Backfill

Backfilling helps ensure data consistency and completeness by re-syncing source data to destination shares under specific scenarios.

The Backfill process transfers all historical source data to a destination share in a single synchronization and resets the schema on the destination table when loading a data warehouse.

When does a Backfill occur?

Users can manually trigger a backfill in two ways:

Transferring data for the first time to a new share.
Selecting Backfill on Next Run or Backfill all while editing a transfer in the Bobsled Application.

When is a Backfill recommended?

Bobsled will alert in the application when a backfill is recommended to ensure data consistency, under the following conditions:

Modifications to source or destination locations.
Changes in loading or unloading behaviors, including settings like primaryKeys, deleteFlags, or fileOptions.
Updates to glob filters or source view definitions.

NOTE:
Not enabling backfill when recommended may result in inconsistent data or a failed transfer. If a transfer fails as a result, you can manually trigger a backfill later from the UI.
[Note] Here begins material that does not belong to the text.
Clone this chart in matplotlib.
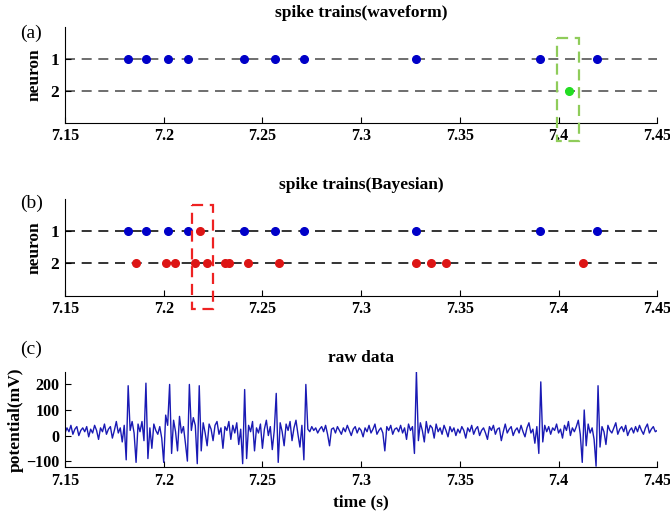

Snowflake backfill behaviour on view change (if enabled)

NOTE:
Bobsled detects if a Secure View has been recreated by inspecting ‘created_at’ field in ‘SHOW VIEWS’ query results.

Key Benefits

Data Consistency: Ensure destination shares always reflect source data accurately.
Automation: Bobsled detects and initiates necessary backfills to save time and effort.

Considerations

Sources with TTL policies: When backfilling from sources that maintain a TTL policy, any data in the share older than the TTL policy will not be restored.
- Example: The share has been active for 30 days. The source bucket has a 10-day TTL policy. Once a backfill is initiated, this share will only have data from the most recent 10 days available in the source bucket.